Financial highlights

  • Net revenue grew 6.6% year-over-year in 2Q24; 1H24 revenue up 3.6% versus 1H23, reaching R$1.8 billion.

  • Adjusted EBITDA margin for 2Q24 was 16.6%, down from 21.7% in 2Q23; 1H24 margin at 17.4%, a 4.0 p.p. decrease year-over-year.

  • Net income for 2Q24 was R$39.9 million after Argentina adjustments; 1H24 net income reached R$147.5 million.

  • Investments in 1H24 totaled R$41.7 million, with expectations to increase in the second half.

  • Free cash flow in 1H24 was R$37.2 million; net debt at R$1.33 billion as of June 2024.

Outlook and guidance

  • Management reaffirmed 2024 net revenue guidance of R$3.7–4.0 billion and export revenue of US$250–290 million, with adjusted EBITDA margin guidance of 17–21% and investments of R$130–170 million.

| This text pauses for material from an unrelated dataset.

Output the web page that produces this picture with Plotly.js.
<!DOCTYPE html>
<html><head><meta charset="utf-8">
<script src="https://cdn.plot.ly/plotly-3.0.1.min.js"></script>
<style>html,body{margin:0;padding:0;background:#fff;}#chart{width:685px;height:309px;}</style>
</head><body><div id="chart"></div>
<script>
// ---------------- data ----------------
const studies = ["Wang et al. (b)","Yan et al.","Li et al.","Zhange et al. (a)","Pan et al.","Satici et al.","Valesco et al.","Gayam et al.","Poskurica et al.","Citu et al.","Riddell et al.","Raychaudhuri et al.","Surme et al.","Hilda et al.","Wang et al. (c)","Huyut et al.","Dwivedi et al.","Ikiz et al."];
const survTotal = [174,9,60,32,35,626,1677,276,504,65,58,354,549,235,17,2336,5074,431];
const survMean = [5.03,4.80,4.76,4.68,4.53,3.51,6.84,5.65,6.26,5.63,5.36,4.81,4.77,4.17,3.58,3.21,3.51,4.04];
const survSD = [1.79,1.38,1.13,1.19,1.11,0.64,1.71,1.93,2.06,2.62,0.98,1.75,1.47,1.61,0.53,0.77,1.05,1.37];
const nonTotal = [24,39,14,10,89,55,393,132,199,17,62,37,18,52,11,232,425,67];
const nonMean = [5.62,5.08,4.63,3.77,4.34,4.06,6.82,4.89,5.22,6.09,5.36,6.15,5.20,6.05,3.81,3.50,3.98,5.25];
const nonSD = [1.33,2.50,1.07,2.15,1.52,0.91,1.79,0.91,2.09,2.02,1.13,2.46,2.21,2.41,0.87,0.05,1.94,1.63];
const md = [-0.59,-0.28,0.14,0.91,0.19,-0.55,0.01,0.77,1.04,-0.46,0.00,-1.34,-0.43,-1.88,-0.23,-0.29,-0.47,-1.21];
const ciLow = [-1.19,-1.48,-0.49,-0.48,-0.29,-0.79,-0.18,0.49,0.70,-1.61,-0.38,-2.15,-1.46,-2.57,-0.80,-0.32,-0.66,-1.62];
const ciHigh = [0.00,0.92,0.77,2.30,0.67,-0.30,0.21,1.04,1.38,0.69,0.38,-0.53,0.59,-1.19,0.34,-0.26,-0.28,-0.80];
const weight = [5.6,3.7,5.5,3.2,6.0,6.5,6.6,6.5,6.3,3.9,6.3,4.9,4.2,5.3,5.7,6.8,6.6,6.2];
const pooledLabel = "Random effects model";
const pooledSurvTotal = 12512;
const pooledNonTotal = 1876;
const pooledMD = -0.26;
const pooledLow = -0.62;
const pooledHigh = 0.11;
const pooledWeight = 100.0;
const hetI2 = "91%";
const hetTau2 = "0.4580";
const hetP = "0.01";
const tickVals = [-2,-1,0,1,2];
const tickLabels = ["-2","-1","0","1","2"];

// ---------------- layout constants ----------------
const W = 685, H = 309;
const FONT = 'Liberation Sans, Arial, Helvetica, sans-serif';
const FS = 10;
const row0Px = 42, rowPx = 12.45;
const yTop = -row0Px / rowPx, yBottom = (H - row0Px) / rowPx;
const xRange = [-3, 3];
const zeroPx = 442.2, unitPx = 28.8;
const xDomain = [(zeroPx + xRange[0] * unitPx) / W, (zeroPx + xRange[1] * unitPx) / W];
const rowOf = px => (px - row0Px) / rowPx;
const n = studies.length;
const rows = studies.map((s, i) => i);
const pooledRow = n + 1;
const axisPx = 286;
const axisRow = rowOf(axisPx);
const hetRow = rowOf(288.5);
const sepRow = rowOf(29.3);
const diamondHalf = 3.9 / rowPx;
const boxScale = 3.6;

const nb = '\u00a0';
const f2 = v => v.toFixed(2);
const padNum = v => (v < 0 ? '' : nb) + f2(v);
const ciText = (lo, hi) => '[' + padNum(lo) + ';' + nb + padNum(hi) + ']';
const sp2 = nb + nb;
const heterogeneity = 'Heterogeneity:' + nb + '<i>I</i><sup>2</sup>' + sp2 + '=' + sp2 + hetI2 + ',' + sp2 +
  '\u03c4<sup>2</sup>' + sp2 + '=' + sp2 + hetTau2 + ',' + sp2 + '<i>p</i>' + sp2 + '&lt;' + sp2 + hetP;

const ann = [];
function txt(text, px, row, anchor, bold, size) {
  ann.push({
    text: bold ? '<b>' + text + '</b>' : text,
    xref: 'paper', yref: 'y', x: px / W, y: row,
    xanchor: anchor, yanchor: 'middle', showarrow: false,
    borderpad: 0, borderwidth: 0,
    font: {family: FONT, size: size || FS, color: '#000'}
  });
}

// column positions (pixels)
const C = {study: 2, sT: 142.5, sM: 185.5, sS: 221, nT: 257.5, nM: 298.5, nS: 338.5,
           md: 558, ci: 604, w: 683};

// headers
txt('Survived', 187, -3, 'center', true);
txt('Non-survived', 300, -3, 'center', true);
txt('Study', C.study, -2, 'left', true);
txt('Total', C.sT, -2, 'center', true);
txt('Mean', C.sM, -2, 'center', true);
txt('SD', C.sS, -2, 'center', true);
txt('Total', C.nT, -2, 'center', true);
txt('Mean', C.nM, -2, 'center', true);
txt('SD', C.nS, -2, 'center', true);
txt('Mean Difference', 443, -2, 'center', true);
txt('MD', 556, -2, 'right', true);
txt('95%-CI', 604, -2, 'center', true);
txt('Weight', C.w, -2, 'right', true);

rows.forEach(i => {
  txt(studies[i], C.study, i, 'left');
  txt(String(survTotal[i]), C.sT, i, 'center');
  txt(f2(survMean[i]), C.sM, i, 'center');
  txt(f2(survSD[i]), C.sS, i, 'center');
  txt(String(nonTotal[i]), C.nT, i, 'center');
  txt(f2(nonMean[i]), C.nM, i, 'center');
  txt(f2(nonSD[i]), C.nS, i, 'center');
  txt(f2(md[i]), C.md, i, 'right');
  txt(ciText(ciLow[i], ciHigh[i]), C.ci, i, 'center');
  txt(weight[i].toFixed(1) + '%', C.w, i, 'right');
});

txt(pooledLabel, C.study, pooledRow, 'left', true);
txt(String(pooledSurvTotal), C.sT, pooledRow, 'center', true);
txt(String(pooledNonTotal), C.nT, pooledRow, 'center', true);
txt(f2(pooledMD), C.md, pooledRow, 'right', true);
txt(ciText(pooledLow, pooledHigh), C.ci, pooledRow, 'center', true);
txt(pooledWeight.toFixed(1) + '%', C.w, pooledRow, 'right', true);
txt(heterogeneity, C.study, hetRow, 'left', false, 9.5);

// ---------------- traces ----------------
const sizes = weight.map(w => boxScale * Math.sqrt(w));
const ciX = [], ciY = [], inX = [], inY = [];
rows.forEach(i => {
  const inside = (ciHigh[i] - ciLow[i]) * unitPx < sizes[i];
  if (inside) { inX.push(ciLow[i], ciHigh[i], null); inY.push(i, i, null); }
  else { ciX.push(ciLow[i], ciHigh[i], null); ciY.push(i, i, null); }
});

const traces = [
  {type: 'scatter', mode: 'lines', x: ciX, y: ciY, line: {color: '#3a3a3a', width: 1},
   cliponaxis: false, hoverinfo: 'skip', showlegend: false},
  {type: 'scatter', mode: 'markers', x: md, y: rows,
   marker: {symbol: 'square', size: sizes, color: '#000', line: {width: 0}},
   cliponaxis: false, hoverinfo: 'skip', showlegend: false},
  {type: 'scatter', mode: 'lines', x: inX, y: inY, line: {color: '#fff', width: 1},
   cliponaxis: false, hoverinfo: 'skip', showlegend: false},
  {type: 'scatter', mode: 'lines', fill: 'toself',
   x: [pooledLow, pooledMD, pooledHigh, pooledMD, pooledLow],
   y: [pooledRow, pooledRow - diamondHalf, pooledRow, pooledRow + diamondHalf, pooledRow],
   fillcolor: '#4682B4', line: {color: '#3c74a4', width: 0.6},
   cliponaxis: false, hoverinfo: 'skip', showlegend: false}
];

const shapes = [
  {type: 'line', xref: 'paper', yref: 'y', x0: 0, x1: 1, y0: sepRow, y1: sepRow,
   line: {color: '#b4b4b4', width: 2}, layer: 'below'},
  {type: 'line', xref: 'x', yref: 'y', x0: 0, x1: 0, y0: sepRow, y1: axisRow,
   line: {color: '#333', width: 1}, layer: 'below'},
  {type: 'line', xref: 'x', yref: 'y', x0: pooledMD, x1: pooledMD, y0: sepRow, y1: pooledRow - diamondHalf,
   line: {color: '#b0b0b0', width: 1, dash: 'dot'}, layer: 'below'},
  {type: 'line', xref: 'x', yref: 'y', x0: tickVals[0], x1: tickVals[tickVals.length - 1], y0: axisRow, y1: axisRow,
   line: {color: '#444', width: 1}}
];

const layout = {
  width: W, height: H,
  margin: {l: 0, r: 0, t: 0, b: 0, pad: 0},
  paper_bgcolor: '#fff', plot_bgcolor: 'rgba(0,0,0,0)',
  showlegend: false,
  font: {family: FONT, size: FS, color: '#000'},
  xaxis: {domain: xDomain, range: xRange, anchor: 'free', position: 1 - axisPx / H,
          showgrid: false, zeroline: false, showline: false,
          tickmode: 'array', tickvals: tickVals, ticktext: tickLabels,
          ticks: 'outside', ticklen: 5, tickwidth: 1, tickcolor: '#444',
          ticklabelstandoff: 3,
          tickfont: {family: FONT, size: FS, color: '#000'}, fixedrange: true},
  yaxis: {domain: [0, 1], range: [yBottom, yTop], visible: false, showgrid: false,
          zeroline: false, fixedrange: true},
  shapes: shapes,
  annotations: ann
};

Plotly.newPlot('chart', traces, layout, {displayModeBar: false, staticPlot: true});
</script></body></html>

  • The outlook is positive for both the short and long term, with expectations of margin improvement as non-recurring impacts subside and synergies from acquisitions are realized.

  • Domestic aftermarket remains strong; international markets expanding with new projects and portfolio growth.

  • Argentina faces recession, currency devaluation, and high inflation, impacting results.

  • Exchange rate volatility and logistics costs are noted as short-term risks, but the company expects to benefit from a favorable export environment.